Taylor Review could sort employment problems

The Taylor Review, which is looking at employment practices in the UK and has been ordered by prime minister Theresa May, has the best chance of solving some of the problems in the employment space.

That’s the opinion of Crawford Temple, chief executive of PRISM – an industry body that supports flexible workers such as contractors.

The review, led by Matthew Taylor of the Royal Society of Arts, will take six months to complete and was commissioned in October. When launched a fortnight ago however, the number of separate reviews being carried out in this area had grown to seven, including the recently announced review into the Gig Economy.

PRISM is sponsoring one of the seven reviews, which will look into flexible workers and employers. The other reviews include the Labour Party’s Workplace 2020 Review and separate Future of Work Commission, the Future World of Work and Rights of Workers Inquiry by the Business, Energy and Industrial Strategy Select Committee, The Employment Divide study by the Social Market Foundation and the Resolution Foundation’s ‘Temporary Fix or Lasting Problem?’ review of agency work.

“The sheer number of reviews represents an earthquake in popular sentiment demonstrating the fact no one believes the system is fit for purpose any more,” said Temple. “Without lifting a finger Matthew Taylor has become one of the most important people in Britain. The only question will be, is it a hindrance or a help? I hope and believe it is the latter.”

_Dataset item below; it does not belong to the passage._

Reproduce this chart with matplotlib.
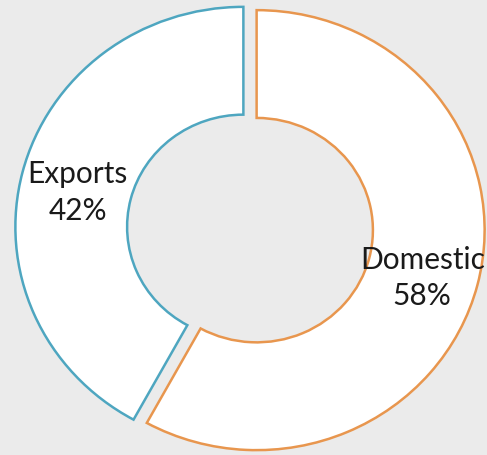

Temple said that while Taylor’s report can enjoy the benefit of being informed by the findings of the other reviews, there remains huge pressure ‘to get it right and come up with workable and meaningful recommendations for government on how to deal with flexible working and the gig economy given the huge scale of the various reviews combined’.

Temple concluded: “If the country can’t sort its employment and tax system out this time, with so much accumulated expertise directed at the problem, my fear is it never will.”